**DIRECTIONS FOR THIS TASK:** Count how many lines of the data include "code". The answer is that number and nothing else.
-- START OF INPUT RECORDS --
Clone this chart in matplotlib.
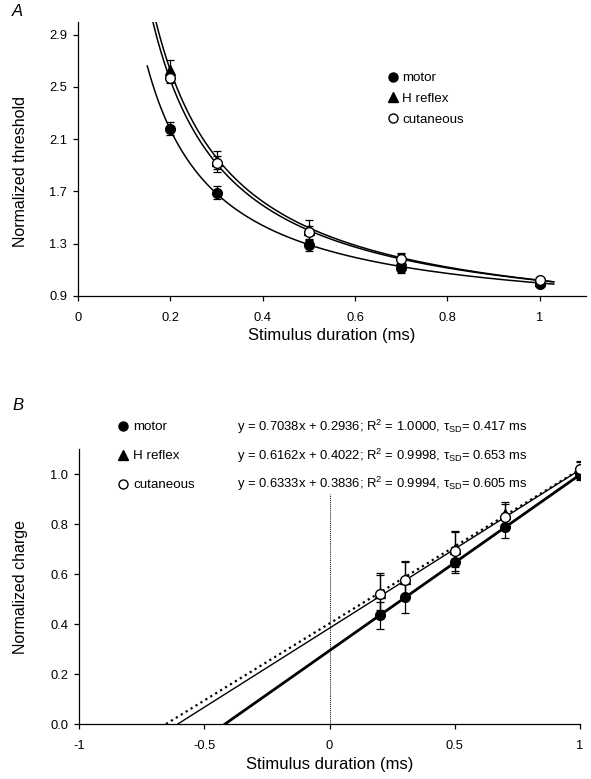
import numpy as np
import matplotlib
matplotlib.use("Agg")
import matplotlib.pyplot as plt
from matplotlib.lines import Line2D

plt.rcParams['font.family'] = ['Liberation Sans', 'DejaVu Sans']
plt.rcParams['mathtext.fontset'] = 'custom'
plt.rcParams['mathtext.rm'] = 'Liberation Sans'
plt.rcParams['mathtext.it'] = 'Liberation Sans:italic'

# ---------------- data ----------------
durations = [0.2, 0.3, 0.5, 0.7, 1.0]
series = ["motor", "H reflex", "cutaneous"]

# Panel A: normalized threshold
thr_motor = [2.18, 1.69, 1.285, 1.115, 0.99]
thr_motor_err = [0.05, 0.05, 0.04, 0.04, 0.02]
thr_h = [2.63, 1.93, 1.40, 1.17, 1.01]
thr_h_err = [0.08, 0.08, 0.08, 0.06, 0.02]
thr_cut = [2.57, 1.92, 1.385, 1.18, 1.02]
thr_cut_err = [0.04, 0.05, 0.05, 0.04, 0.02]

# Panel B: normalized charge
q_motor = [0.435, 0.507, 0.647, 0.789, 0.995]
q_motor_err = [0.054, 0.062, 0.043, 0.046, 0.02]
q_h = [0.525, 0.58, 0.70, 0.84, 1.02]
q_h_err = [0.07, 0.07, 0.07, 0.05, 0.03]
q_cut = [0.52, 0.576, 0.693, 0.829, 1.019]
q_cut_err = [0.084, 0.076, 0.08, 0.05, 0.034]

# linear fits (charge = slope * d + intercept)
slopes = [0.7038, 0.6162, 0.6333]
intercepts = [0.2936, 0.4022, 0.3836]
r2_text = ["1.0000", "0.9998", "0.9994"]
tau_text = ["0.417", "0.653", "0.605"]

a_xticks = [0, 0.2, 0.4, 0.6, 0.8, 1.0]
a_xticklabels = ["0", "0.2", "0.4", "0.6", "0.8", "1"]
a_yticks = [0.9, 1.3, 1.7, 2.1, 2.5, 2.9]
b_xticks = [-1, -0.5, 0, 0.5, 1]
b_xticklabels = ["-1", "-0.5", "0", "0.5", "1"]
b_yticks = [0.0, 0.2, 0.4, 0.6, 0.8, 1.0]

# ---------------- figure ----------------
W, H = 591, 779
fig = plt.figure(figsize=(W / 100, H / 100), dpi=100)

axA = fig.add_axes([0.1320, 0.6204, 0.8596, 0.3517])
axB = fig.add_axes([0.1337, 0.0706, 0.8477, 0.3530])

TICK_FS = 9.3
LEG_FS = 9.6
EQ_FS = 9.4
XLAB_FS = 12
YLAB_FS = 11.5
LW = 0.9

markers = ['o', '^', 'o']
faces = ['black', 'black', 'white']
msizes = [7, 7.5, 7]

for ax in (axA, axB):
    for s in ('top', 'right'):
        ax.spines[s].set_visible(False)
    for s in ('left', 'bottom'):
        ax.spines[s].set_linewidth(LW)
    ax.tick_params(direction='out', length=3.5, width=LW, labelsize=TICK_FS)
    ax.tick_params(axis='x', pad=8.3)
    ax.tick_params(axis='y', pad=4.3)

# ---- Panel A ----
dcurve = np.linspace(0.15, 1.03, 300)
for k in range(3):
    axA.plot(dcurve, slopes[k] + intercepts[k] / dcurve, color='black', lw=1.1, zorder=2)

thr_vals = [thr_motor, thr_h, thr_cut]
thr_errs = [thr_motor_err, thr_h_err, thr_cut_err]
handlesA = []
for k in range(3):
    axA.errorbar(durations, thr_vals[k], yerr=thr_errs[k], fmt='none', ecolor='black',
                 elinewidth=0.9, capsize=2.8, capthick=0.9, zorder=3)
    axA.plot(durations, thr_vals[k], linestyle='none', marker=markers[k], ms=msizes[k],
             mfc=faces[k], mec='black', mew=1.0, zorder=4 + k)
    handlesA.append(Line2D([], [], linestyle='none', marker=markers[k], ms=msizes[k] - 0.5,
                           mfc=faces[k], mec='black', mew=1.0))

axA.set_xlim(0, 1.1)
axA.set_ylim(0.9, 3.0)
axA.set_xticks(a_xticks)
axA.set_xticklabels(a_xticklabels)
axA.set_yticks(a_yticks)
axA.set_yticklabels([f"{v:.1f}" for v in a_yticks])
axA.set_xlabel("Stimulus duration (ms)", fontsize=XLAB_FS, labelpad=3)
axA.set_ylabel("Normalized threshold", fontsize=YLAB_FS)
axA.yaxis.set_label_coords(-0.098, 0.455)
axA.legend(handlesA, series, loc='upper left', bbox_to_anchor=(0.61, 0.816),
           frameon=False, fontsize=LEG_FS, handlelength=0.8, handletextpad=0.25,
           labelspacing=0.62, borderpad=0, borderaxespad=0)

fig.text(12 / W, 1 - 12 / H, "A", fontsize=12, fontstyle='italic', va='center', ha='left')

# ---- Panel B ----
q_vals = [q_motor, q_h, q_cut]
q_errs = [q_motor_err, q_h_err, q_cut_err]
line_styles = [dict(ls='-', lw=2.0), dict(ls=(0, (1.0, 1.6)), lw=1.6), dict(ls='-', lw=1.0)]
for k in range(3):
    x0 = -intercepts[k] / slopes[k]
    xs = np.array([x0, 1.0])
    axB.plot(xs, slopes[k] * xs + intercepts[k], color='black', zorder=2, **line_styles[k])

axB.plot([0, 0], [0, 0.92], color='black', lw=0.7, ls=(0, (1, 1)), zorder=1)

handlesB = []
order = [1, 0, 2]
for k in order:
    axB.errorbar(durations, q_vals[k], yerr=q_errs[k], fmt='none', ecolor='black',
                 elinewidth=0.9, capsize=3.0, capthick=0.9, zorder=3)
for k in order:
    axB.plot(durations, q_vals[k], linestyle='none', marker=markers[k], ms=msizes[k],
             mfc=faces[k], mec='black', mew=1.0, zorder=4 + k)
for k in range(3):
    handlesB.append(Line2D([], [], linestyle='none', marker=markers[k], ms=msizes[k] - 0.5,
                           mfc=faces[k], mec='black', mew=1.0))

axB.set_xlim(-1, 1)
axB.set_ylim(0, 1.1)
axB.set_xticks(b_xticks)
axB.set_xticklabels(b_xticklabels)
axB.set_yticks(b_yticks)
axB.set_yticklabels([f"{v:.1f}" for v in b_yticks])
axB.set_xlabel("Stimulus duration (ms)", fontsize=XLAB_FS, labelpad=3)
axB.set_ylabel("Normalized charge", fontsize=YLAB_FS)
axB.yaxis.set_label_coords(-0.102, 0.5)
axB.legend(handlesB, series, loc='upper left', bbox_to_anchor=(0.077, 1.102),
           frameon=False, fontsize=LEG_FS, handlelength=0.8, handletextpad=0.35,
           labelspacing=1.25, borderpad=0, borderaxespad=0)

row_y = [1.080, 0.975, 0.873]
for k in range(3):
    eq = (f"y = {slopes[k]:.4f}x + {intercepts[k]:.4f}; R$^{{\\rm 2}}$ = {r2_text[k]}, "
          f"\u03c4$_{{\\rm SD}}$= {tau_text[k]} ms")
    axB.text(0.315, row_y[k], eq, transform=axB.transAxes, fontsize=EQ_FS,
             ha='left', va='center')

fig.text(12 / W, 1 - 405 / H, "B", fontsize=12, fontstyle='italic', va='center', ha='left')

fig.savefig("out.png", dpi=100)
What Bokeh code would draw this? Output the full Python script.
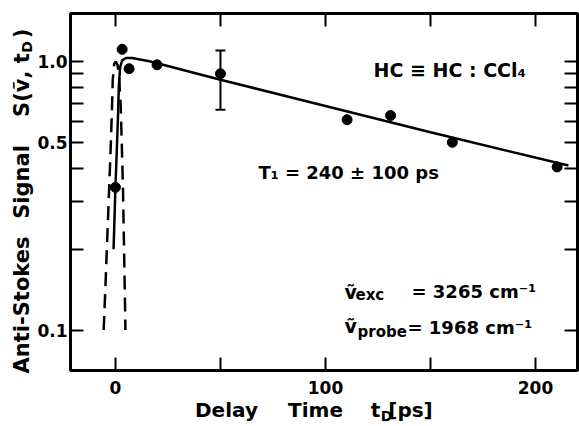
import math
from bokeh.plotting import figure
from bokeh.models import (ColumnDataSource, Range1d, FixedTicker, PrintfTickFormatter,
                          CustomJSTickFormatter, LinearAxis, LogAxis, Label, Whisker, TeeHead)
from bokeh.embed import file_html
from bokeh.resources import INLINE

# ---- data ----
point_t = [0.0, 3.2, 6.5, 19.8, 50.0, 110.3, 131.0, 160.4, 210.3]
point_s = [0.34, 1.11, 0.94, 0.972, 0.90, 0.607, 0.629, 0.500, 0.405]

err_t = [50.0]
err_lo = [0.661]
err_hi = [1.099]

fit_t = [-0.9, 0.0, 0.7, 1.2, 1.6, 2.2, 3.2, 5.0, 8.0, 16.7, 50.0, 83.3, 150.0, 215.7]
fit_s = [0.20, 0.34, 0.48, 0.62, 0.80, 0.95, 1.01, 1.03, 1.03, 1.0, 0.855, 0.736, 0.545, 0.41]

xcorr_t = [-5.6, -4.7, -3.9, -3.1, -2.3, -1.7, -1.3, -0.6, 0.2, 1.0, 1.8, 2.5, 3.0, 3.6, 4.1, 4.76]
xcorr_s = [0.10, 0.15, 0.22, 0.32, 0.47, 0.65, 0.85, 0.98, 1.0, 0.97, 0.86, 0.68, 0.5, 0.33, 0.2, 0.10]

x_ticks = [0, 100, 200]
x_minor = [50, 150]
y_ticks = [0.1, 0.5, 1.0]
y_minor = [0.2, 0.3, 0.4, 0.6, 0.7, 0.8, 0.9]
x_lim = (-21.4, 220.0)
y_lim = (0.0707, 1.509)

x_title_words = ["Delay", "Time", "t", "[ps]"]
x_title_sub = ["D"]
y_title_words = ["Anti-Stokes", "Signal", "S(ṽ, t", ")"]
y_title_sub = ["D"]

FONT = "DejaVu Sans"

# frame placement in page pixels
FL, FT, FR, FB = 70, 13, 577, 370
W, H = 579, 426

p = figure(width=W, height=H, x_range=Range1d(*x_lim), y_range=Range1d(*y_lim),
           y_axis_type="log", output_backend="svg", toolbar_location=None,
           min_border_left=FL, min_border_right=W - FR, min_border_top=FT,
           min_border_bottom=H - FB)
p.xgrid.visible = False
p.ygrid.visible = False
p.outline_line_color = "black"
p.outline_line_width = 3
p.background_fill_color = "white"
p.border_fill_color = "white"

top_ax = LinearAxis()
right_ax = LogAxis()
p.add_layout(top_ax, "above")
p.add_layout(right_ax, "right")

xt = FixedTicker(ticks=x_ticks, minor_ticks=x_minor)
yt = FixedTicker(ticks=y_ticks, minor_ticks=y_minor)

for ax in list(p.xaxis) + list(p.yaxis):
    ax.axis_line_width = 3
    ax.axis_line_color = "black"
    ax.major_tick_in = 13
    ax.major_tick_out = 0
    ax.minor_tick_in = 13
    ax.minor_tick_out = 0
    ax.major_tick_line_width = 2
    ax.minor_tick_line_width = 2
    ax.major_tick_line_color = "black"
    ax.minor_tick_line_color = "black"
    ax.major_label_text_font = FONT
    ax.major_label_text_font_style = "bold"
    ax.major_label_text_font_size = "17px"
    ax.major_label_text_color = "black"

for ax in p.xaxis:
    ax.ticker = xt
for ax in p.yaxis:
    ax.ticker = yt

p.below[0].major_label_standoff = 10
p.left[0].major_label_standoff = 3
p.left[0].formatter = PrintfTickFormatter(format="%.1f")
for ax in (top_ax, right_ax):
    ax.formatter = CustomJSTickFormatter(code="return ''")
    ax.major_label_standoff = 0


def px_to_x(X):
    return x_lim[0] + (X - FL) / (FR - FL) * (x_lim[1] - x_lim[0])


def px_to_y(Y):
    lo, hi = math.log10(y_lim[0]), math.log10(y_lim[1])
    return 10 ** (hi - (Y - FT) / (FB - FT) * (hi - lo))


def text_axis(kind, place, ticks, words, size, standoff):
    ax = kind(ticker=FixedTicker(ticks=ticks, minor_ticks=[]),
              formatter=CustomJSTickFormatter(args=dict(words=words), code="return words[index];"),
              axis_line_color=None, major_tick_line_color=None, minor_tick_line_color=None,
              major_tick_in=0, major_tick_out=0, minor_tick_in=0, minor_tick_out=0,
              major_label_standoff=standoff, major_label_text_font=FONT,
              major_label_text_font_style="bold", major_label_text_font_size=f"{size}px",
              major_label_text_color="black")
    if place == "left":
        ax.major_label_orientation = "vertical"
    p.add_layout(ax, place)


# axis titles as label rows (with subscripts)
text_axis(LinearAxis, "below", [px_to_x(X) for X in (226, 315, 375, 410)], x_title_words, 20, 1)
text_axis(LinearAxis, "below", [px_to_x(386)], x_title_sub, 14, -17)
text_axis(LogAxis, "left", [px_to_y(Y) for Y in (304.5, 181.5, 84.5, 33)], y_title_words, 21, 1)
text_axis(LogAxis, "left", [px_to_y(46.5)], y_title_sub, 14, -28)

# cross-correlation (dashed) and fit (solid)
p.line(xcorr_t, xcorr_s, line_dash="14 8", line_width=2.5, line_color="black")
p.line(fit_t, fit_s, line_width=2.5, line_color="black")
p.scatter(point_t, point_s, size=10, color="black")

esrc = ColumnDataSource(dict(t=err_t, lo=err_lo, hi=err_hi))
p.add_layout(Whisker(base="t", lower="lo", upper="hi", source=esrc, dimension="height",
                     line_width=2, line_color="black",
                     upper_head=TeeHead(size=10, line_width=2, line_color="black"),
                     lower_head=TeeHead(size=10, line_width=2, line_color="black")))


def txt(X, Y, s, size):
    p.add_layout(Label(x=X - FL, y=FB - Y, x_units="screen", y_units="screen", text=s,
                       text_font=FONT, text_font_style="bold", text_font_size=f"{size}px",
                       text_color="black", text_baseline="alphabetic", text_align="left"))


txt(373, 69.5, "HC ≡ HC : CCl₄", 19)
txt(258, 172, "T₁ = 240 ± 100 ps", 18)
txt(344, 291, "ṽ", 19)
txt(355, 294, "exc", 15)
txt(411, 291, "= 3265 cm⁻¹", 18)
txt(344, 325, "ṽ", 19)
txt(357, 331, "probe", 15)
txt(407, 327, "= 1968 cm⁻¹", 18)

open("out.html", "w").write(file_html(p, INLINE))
-- END OF INPUT RECORDS --
**WRITTEN SOLUTION:** 3